Brendan Mullin
- Born: Brendan John Mullin 31 October 1963 (age 62) Jerusalem, Israel
- Height: 1.85 m (6 ft 1 in)
- School: Blackrock College
- University: Trinity College Dublin
- Notable relative: Gavin Mullin (son)

Rugby union career
- Position: Outside Centre

Senior career
- Years: Team / Apps / (Points)
- Dublin University Football Club
- Oxford University
- London Irish
- Blackrock College RFC

Provincial / State sides
- Years: Team / Apps / (Points)
- Leinster
- 1984-1995: Ireland / 55 / (87)
- 1989: British & Irish Lions / 2 / (0)
- 1984-1989: Barbarians / 3 / (0)

= Brendan Mullin =

Irish rugby union player

Brendan John Mullin (born Jerusalem, Israel in 31 October 1963) is a former Ireland international rugby union football player. He played as a centre and has been described as "one of the last great Irish players of rugby’s amateur era." After retirement from rugby, Mullin worked for Powerscourt Investments. Following this, he worked for NCB stockbrokers, where he sourced and managed ultra-high net worth clients. He subsequently joined Bank of Ireland. After a lengthy investigation, he was arrested in 2021 and brought to court in October 2024 to face charges relating to the theft of more than €570,000 from the bank. He was found guilty in November 2024 and jailed for three years.

==Early life==

Mullin spent his early life in Jerusalem, Israel and attended secondary school in Blackrock College, Dublin. A Leinster and Ireland schoolboy international, Mullin studied law at Trinity College Dublin and reportedly won "an Oxford 'Blue'."

Mullin was also a noted hurdler, winning the All-Ireland Schools senior boys’ hurdles in 1981 and 1982, with a personal best of 14.41 seconds for the 110m hurdles.

==Rugby career==

Mullin had 55 caps for Ireland, scoring 17 tries and 1 conversion, 72 points in aggregate. His debut was at the 16–9 loss to Australia, on 10 November 1984, in Dublin, and his final cap was at the 36–12 loss against France, on 10 June 1995, at the 1995 Rugby World Cup, in Durban, South Africa. He was Ireland's record try-scorer for many years.
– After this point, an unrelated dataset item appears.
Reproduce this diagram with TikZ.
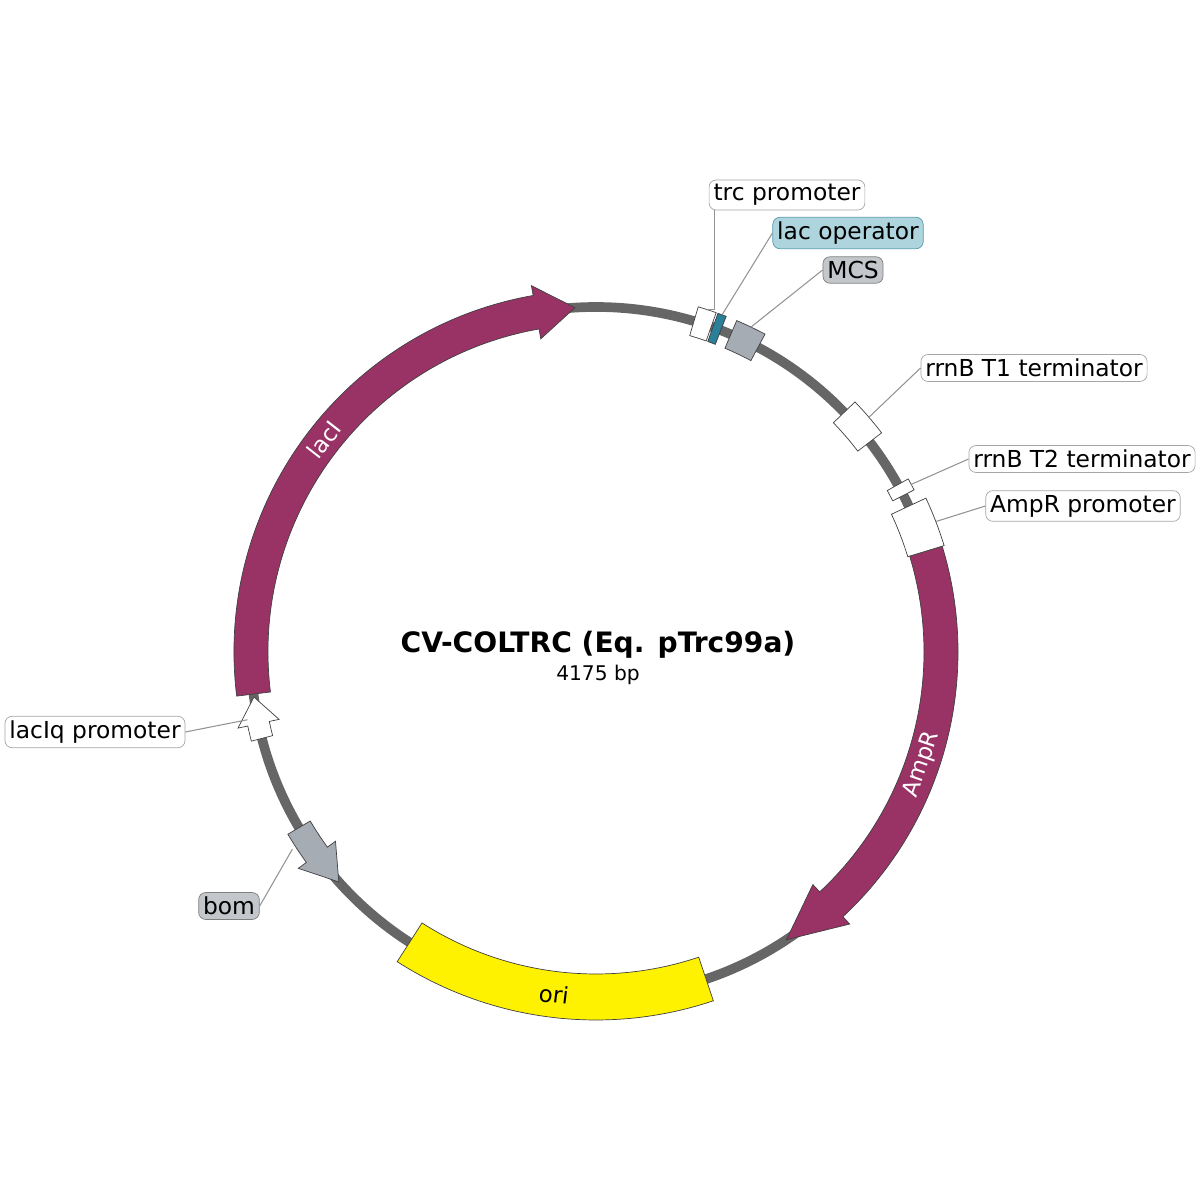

Mullin played at three Rugby World Cup finals, in 1987, 1991 and 1995.
He played in nine Five Nations championships: 1985, 1986, 1987, 1988, 1989, 1990, 1991, 1992 and 1995.

He toured Australia in 1989 with the British and Irish Lions and at the time played club rugby for Blackrock College RFC. Mullin also played three times for the Barbarians in the 1980s.

==Criminal activity==
Mullin was arrested in Dublin on 21 September 2021 and brought before the Dublin District Court on foot of an investigation by the Garda National Economic Crime Bureau. He was charged with nine counts of theft under the Theft and Fraud Offences Act, accusing him of stealing €578,000 from the Bank of Ireland between 2011 and 2013. Mullin, who had been a managing director of Bank of Ireland private banking, was also accused of deceiving two people to sign a payment instruction to make a gain for himself or causing a loss to another, and with five counts of false accounting. He made no comment when informed of the charges and was released on bail after agreeing to surrender his passport.

The trial began on 15 October 2024, took three weeks and ended in early November 2024. Mullin was found guilty of 12 of the 14 charges presented, including several counts of stealing more than €570,000 between 2011 and 2013, and several charges relating to false accounting practices. The judge directed the jury to return a verdict of not guilty on a further count of deception. He was sentenced on 25 November 2024 to 36 months in prison, though he was released from prison after serving 13 months.

In June 2026, Mullin appeared in court charged with stealing perfume from Brown Thomas.